Calderón problem for nonlocal viscous wave equations: Unique determination of linear and nonlinear perturbations

Abstract: The main goal of this article is the study of a Calder\'on type inverse problem for a viscous wave equation. We show that the partial Dirichlet to Neumann map uniquely determines on the one hand linear perturbations and on the other hand homogeneous nonlinearities $f(u)$ whenever the latter satisfy a certain growth assumption. As a preliminary step we discuss the well-posedness in each case, where for the nonlinear setting we invoke the implicit function theorem after establishing the differentiability of the associated Nemytskii operator $f(u)$. In the linear case we establish a Runge approximation theorem in $L^2(0,T;\widetilde{H}^{s}(\Omega))$, which allows us to uniquely determine potentials that belong only to $L^{\infty}(0,T;L^p(\Omega))$ for some $1<p\leq \infty$ satisfying suitable restrictions.

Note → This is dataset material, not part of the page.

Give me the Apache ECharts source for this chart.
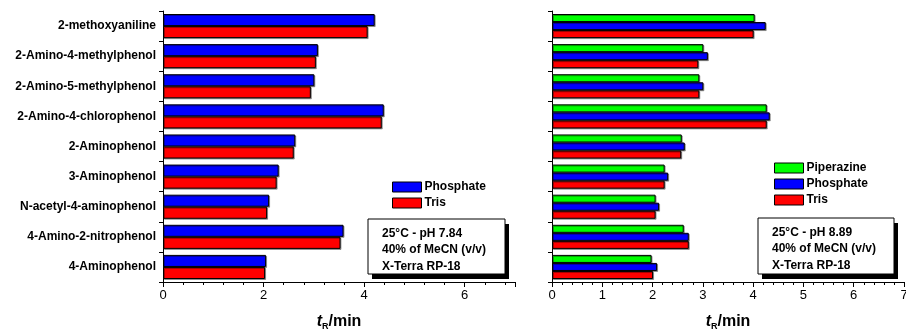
<!DOCTYPE html>
<html>
<head>
<meta charset="utf-8">
<script src="https://cdn.jsdelivr.net/npm/echarts@6/dist/echarts.min.js"></script>
<style>html,body{margin:0;padding:0;background:#fff;}#c{width:906px;height:331px;}</style>
</head>
<body>
<div id="c"></div>
<script>
const categories = ['2-methoxyaniline', '2-Amino-4-methylphenol', '2-Amino-5-methylphenol', '2-Amino-4-chlorophenol', '2-Aminophenol', '3-Aminophenol', 'N-acetyl-4-aminophenol', '4-Amino-2-nitrophenol', '4-Aminophenol'];
const leftPhosphate = [4.21, 3.08, 3.01, 4.39, 2.63, 2.30, 2.11, 3.59, 2.05];
const leftTris = [4.07, 3.04, 2.94, 4.35, 2.60, 2.26, 2.07, 3.53, 2.03];
const rightPiperazine = [4.03, 3.01, 2.93, 4.27, 2.58, 2.24, 2.06, 2.62, 1.98];
const rightPhosphate = [4.25, 3.10, 3.01, 4.33, 2.64, 2.31, 2.13, 2.72, 2.09];
const rightTris = [4.01, 2.91, 2.93, 4.27, 2.57, 2.24, 2.06, 2.72, 2.01];
const leftConditions = ['25°C - pH 7.84', '40% of MeCN (v/v)', 'X-Terra RP-18'];
const rightConditions = ['25°C - pH 8.89', '40% of MeCN (v/v)', 'X-Terra RP-18'];

const FONT = '"Liberation Sans", Arial, Helvetica, sans-serif';
const colors = {Piperazine: '#00ff00', Phosphate: '#0000ff', Tris: '#ff0000'};

function bar(name, data, idx) {
  return {
    type: 'bar', name: name, data: data, xAxisIndex: idx, yAxisIndex: idx,
    barCategoryGap: '20%', barGap: '0%',
    itemStyle: {color: colors[name], borderColor: '#000', borderWidth: 1,
      shadowColor: 'rgba(0,0,0,0.35)', shadowOffsetX: 1, shadowOffsetY: 1, shadowBlur: 0},
    emphasis: {disabled: true}, animation: false
  };
}
function xAx(idx, interval) {
  return {
    type: 'value', gridIndex: idx, min: 0, max: 7, interval: interval,
    axisLine: {show: true, lineStyle: {color: '#000', width: 1}},
    axisTick: {show: true, length: 5, lineStyle: {color: '#000'}},
    minorTick: {show: true, splitNumber: 5, length: 3, lineStyle: {color: '#000'}},
    splitLine: {show: false},
    axisLabel: {color: '#000', fontSize: 13, fontFamily: FONT, margin: 7, showMaxLabel: interval === 1},
    name: '{t|t}{r|R}{m|/min}', nameLocation: 'middle', nameGap: 30,
    nameTextStyle: {rich: {
      t: {fontSize: 16, fontWeight: 'bold', fontStyle: 'italic', fontFamily: FONT, color: '#000'},
      r: {fontSize: 9, fontWeight: 'bold', fontFamily: FONT, color: '#000', padding: [10, 0, 0, 0]},
      m: {fontSize: 16, fontWeight: 'bold', fontFamily: FONT, color: '#000'}
    }}
  };
}
function yAx(idx, showLabels) {
  return {
    type: 'category', gridIndex: idx, data: categories, inverse: true,
    axisLine: {show: true, lineStyle: {color: '#000', width: 1}},
    axisTick: {show: true, length: 4, lineStyle: {color: '#000'}},
    axisLabel: {show: showLabels, color: '#000', fontSize: 12, fontWeight: 'bold', fontFamily: FONT, margin: 7},
    splitLine: {show: false}
  };
}
function condBox(x, y, w, h, lines) {
  return {
    type: 'group', children: [
      {type: 'rect', shape: {x: x + 4, y: y + 5, width: w, height: h}, style: {fill: '#000'}},
      {type: 'rect', shape: {x: x, y: y, width: w, height: h}, style: {fill: '#fff', stroke: '#000', lineWidth: 1}},
      {type: 'text', x: x + 14, y: y + 6, style: {text: lines.join('\n'), font: 'bold 12px ' + FONT, fill: '#000', lineHeight: 16.5}}
    ]
  };
}
function legendAt(names, left, top) {
  return {data: names, orient: 'vertical', left: left, top: top, padding: 0, icon: 'rect',
    itemWidth: 29, itemHeight: 10, itemGap: 4,
    itemStyle: {borderColor: '#000', borderWidth: 1},
    textStyle: {fontSize: 12, fontWeight: 'bold', fontFamily: FONT, color: '#000', padding: [0, 0, 0, -2]},
    selectedMode: false};
}

const chart = echarts.init(document.getElementById('c'), null, {renderer: 'canvas'});
chart.setOption({
  backgroundColor: '#fff',
  animation: false,
  grid: [
    {left: 163, top: 11, width: 352, height: 271, outerBoundsMode: 'none', containLabel: false},
    {left: 552, top: 11, width: 352, height: 271, outerBoundsMode: 'none', containLabel: false}
  ],
  xAxis: [xAx(0, 2), xAx(1, 1)],
  yAxis: [yAx(0, true), yAx(1, false)],
  legend: [
    legendAt(['Phosphate', 'Tris'], 392, 181),
    legendAt(['Piperazine', 'Phosphate', 'Tris'], 774, 162)
  ],
  series: [
    bar('Phosphate', leftPhosphate, 0),
    bar('Tris', leftTris, 0),
    bar('Piperazine', rightPiperazine, 1),
    bar('Phosphate', rightPhosphate, 1),
    bar('Tris', rightTris, 1)
  ],
  graphic: [
    condBox(368, 219, 137, 55, leftConditions),
    condBox(758, 218, 136, 56, rightConditions)
  ]
});
</script>
</body>
</html>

In the nonlinear case, we first derive an appropriate integral identity and combine this with the differentiability of the solution map around zero to show that the nonlinearity is uniquely determined by the Dirichlet to Neumann map. To make this linearization technique work, it is essential that we have a Runge approximation in $L^2(0,T;\widetilde{H}^s(\Omega))$ instead of $L^2(\Omega_T)$ at our disposal.